Over the last 4 years, I've had my share of horrible friends. Sometimes their actions and words weren't really thorns in my side but knives carved in my back. I know some people still question why I left so abruptly, but I guess thats for them to keep pondering if they haven't figured it out yet. The past is the past, and although I am not a religious man, I thank God every day for leading me to real friends and people I can see myself getting old, fat, and happy with. I know that Sigma Lambda Beta was the right choice for me because it led me to meeting my best friend, Brian. If you ever wonder why I work so hard for my Fraternity, its because of this. A true friendship is hard to come by, and I am thankful that our organization helped us meet.
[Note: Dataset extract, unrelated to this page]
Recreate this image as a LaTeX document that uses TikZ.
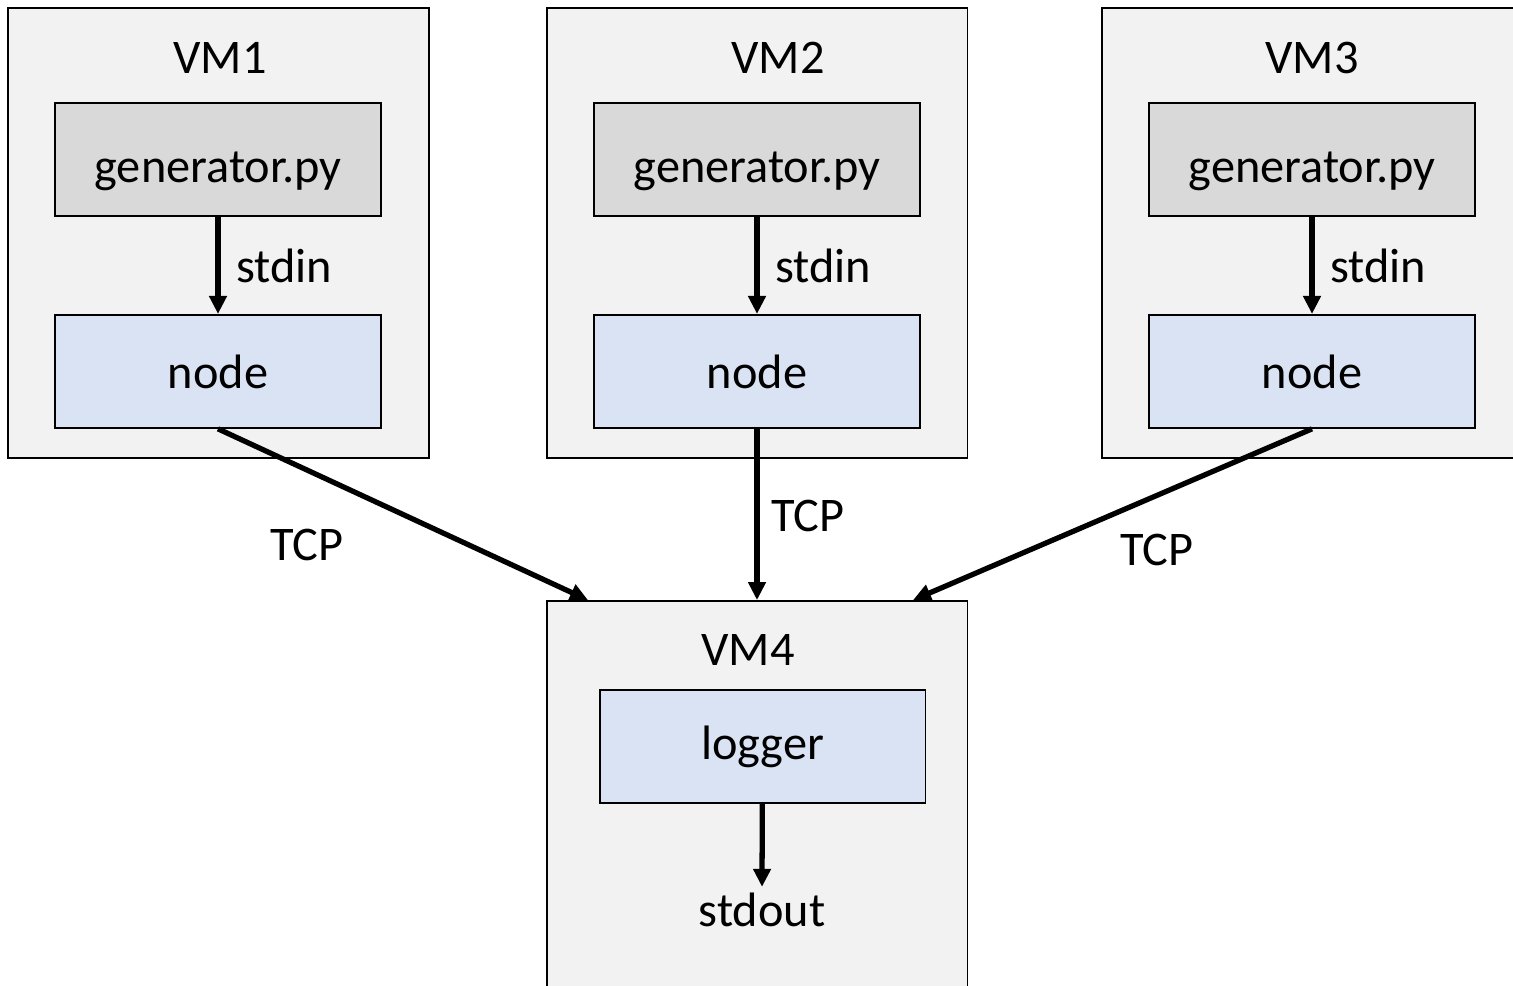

Over the last 4 years, I've also had my share of heartbreaks. This is taboo for guys to talk about, but I am really comfortable with it now. I came to college in a three year relationship that ended very ugly. The women I've dated from freshman year until about a few weeks ago have been for my better and worse. My four years have culminated into meeting the amazing girl I am with right now. I can't think of a better way of ending this chapter of my life then meeting her and transitioning into a newer, exciting chapter. From now until my graduation, if you see me on campus or around town and I have a huge smile on my face or I'm very upbeat, its not because I'm leaving or because I found a job. She's the one responsible for it. I am happy because she makes me happy, and I am upbeat because I am excited about all the time we are going to spend with each other during Summer.


I never really wanted to leave Santa Cruz, but I definitely feel that my time here needs to come to an end. As a kid, I always fantasized about being young, wealthy, and happy while living in a big city. I guess my dreams are coming true, as I am moving to San Jose in a matter of weeks. I always thought this part of my life would be scared...I don't really know how I feel. If anything, I feel colossal; I want to hit the ground running and make a name for myself in San Jose. 


Give it 10 years. Maybe 15 years tops, and San Jose will be renamed San Ricardo. Trust.